BUG - unique_xero__profit_and_loss_report_profit_and_loss_id fails when account_name column differs
jazzy-r opened this issue ยท 9 comments
Are you a current Fivetran customer?
Yes - Jared - Samarkand Global - Data Team Lead
Describe the bug
There is a test on the profit and loss report -
- name: profit_and_loss_id
description: Unique identifier for each record in the profit and loss report model.
tests:
- unique
- not_null
That tests for a unique profit_and_loss_id
However, this test fails when there is a difference in the account_name column.
This difference occurs when the account_name is changed in the Xero back office system.
This change does not update historic entries therefore you may end up with something like the following:
Advertising & Marketing
Advertising
When the profit_and_loss_id is generated it does not use the account_name. Therefore you end up with a duplicate profit_and_loss_id
Expected behavior
profit_and_loss_id to be unique in rows in the profit_and_loss_model
Package Version
packages:
- package: fivetran/xero_source
version: [">=0.3.0","<0.4.0"]
Warehouse
- [ X] BigQuery
- Redshift
- Snowflake
- Postgres
- Databricks
- Other (provide details below)
Screenshots
Please indicate the level of urgency
Low.

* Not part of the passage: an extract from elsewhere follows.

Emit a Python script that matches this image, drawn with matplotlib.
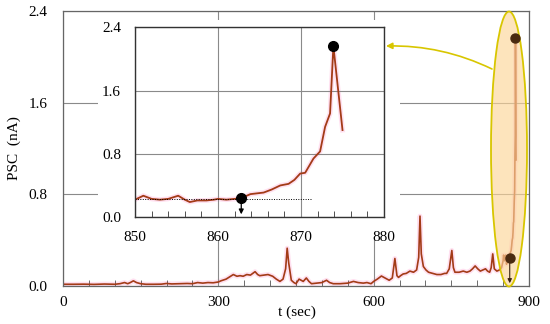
import numpy as np
import matplotlib
matplotlib.use("Agg")
import matplotlib.pyplot as plt
from matplotlib.patches import Ellipse, Rectangle, FancyArrowPatch
from matplotlib.ticker import MultipleLocator

plt.rcParams['font.family'] = ['Liberation Serif', 'DejaVu Serif']
plt.rcParams['font.size'] = 11

# recording before the big event (sec, nA)
t_pre = [0, 20, 40, 60, 80, 100, 110, 119, 125, 130, 136, 142, 150, 160, 175, 190,
         200, 210, 225, 240, 250, 260, 270, 280, 290, 300, 305, 315, 322, 329, 336,
         342, 348, 355, 362, 371, 376, 380, 388, 396, 405, 412, 419, 425, 430, 433,
         436, 441, 446, 450, 456, 460, 464, 470, 475, 480, 490, 500, 509, 515, 522,
         535, 550, 561, 570, 580, 587, 595, 600, 607, 615, 622, 630, 636, 641, 645,
         648, 652, 657, 663, 670, 677, 683, 687, 689.5, 692, 696, 701, 706, 714, 722,
         730, 737, 741, 746, 749, 751, 754, 757, 765, 773, 780, 786, 791, 796, 801,
         806, 811, 816, 820, 824, 827, 830, 833, 838, 843, 847]
v_pre = [0.015, 0.015, 0.016, 0.014, 0.017, 0.015, 0.02, 0.03, 0.02, 0.03, 0.045, 0.03,
         0.02, 0.015, 0.015, 0.016, 0.022, 0.018, 0.02, 0.022, 0.02, 0.03, 0.025, 0.03,
         0.028, 0.035, 0.045, 0.06, 0.08, 0.10, 0.085, 0.09, 0.085, 0.10, 0.095, 0.125,
         0.10, 0.09, 0.095, 0.10, 0.085, 0.06, 0.04, 0.06, 0.15, 0.33, 0.20, 0.05, 0.03,
         0.02, 0.06, 0.05, 0.04, 0.07, 0.04, 0.02, 0.025, 0.03, 0.05, 0.03, 0.02, 0.02,
         0.025, 0.04, 0.03, 0.025, 0.03, 0.02, 0.04, 0.06, 0.087, 0.07, 0.05, 0.07,
         0.24, 0.09, 0.075, 0.09, 0.105, 0.11, 0.13, 0.12, 0.14, 0.25, 0.61, 0.28, 0.17,
         0.14, 0.12, 0.11, 0.10, 0.10, 0.11, 0.11, 0.15, 0.25, 0.31, 0.16, 0.12, 0.12,
         0.13, 0.12, 0.13, 0.15, 0.175, 0.15, 0.13, 0.14, 0.15, 0.13, 0.12, 0.16, 0.28,
         0.15, 0.13, 0.14, 0.16]

# zoomed part 850-875 sec
t_zoom = [850, 851, 852, 853, 854, 855.2, 856, 856.6, 857.5, 858.6, 859.5, 860, 861,
          862, 862.8, 863.9, 865.5, 866.5, 867.5, 868.5, 869.2, 869.9, 870.5, 871.5,
          872.3, 872.9, 873.5, 873.9, 875]
v_zoom = [0.22, 0.27, 0.23, 0.22, 0.23, 0.27, 0.22, 0.19, 0.21, 0.21, 0.22, 0.23, 0.22,
          0.23, 0.24, 0.29, 0.31, 0.35, 0.40, 0.42, 0.47, 0.55, 0.56, 0.74, 0.83, 1.14,
          1.31, 2.16, 1.10]

# marked points: onset and peak
t_marks = [862.8, 873.9]
v_marks = [0.24, 2.16]
baseline = 0.23
baseline_end = 871.3

t_all = t_pre + t_zoom
v_all = v_pre + v_zoom

line_col = '#a33b17'
halo_col = '#ffe0f0'

fig = plt.figure(figsize=(5.5, 3.24), dpi=100)

# main axes
ax = fig.add_axes([0.1145, 0.1173, 0.8473, 0.8488])
ax.plot(t_all, v_all, color=halo_col, lw=3.5, zorder=1, solid_joinstyle='round')
ax.plot(t_all, v_all, color=line_col, lw=1.2, zorder=2)
ax.annotate('', xy=(t_marks[0], 0), xytext=(t_marks[0], v_marks[0]),
            arrowprops=dict(arrowstyle='-|>', color='#3a2410', lw=0.8, mutation_scale=6),
            zorder=5)
ax.plot(t_marks, v_marks, 'o', color='#4a2a10', ms=6.5, zorder=5, clip_on=False)
ax.set_xlim(0, 900)
ax.set_ylim(0, 2.4)
ax.set_xticks([0, 300, 600, 900])
ax.set_yticks([0, 0.8, 1.6, 2.4])
ax.set_yticklabels(['0.0', '0.8', '1.6', '2.4'])
ax.xaxis.set_minor_locator(MultipleLocator(50))
ax.tick_params(axis='y', length=0, pad=11)
ax.tick_params(axis='x', which='major', length=0, pad=7)
ax.tick_params(axis='x', which='minor', direction='in', length=4, color='#555555')
ax.grid(True, color='#8a8a8a', lw=0.8)
for s in ax.spines.values():
    s.set_color('#666666')
    s.set_linewidth(0.9)
ax.set_ylabel('PSC  (nA)')
ax.yaxis.set_label_coords(-0.09, 0.5)
ax.set_xlabel('t (sec)')
ax.xaxis.set_label_coords(0.502, -0.072)

# yellow ellipse around the event (inside the main axes, under the dots)
ell_xy = (509 / 550, 1 - 149 / 324)
ell_w, ell_h = 36 / 550, 275 / 324
ax.add_patch(Ellipse(ell_xy, ell_w, ell_h, transform=fig.transFigure,
                     facecolor='#fdd699', alpha=0.65, edgecolor='none', zorder=4,
                     clip_on=False))
ax.add_patch(Ellipse(ell_xy, ell_w, ell_h, transform=fig.transFigure,
                     facecolor='none', edgecolor='#d8c600', lw=1.3, zorder=4,
                     clip_on=False))

# white area behind the inset
fig.patches.append(Rectangle((98 / 550, 1 - 240 / 324), 302 / 550, 220 / 324,
                             transform=fig.transFigure, facecolor='white',
                             edgecolor='none', zorder=1))

# inset axes
ax2 = fig.add_axes([0.2455, 0.330, 0.4527, 0.586])
ax2.set_zorder(2)
ax2.plot(t_zoom, v_zoom, color=halo_col, lw=3.5, zorder=1, solid_joinstyle='round')
ax2.plot(t_zoom, v_zoom, color=line_col, lw=1.3, zorder=2)
ax2.plot([850, baseline_end], [baseline, baseline], ls=(0, (1, 1.5)), color='black',
         lw=0.7, zorder=2)
ax2.plot(t_marks, v_marks, 'o', color='black', ms=7, zorder=3)
ax2.annotate('', xy=(t_marks[0], 0), xytext=(t_marks[0], v_marks[0]),
             arrowprops=dict(arrowstyle='-|>', color='black', lw=0.9, mutation_scale=7),
             zorder=3, annotation_clip=False)
ax2.set_xlim(850, 880)
ax2.set_ylim(0, 2.4)
ax2.set_xticks([850, 860, 870, 880])
ax2.set_yticks([0, 0.8, 1.6, 2.4])
ax2.set_yticklabels(['0.0', '0.8', '1.6', '2.4'])
ax2.xaxis.set_minor_locator(MultipleLocator(2))
ax2.tick_params(axis='y', length=0, pad=10)
ax2.tick_params(axis='x', which='major', length=0, pad=10)
ax2.tick_params(axis='x', which='minor', direction='in', length=4, color='#333333')
ax2.grid(True, color='#8a8a8a', lw=0.8)
for s in ax2.spines.values():
    s.set_color('#333333')
    s.set_linewidth(1.0)

# curved arrow from the ellipse to the inset, drawn on top of everything
arr = FancyArrowPatch((492 / 550, 1 - 69 / 324), (386 / 550, 1 - 46 / 324),
                      transform=fig.transFigure, arrowstyle='-|>', color='#d8c600',
                      lw=1.2, mutation_scale=9, connectionstyle='arc3,rad=0.12',
                      shrinkA=0, shrinkB=0, zorder=6)
fig.patches.append(arr)

fig.savefig('out.png', dpi=100)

Reports not customer facing yet but trying to ensure the package works as expected before creating dashboards.
Are you interested in contributing to this package?
- Yes, I can do this and open a PR for your review.
- Possibly, but I'm not quite sure how to do this. I'd be happy to do a live coding session with someone to get this fixed.
- No, I'd prefer if someone else fixed this. I don't have the time and/or don't know what the root cause of the problem is.
Hi @jazzy-r thanks so much for opening this issue! This is very interesting, and something we did not account for when originally building the package. Thank you for providing the extra context.
From your description it seems it would be most appropriate to modify the profit_and_loss_id
surrogate key to instead be created from the account_name
rather than the account_id
? Could you confirm that would or would not resolve the test failure and would be accurate based off your data. Additionally, in the screenshot you provided I see the two records with the same profit_and_loss_id
is your understanding that these should in fact be two separate records, or should their just be one (being the updated account name)?
https://github.com/fivetran/dbt_xero/blob/main/models/xero__profit_and_loss_report.sql#L14
Additionally, feel free to open a PR to the main
branch if this will do the fix. Otherwise, our team will address this bug in our next sprint.
Thanks for the response @fivetran-joemarkiewicz
1 - My thought was that adding account_name
to the surrogate key would be the best way.
2 - I would expect them to be a single record. However, I'm unsure how this would work in practice because it would need to "choose" the latest naming convention from Xero. There might also be cases where Xero users want to see the "old" and "new" account names for historic records.
If you're happy with option 1 then I will happily open a PR.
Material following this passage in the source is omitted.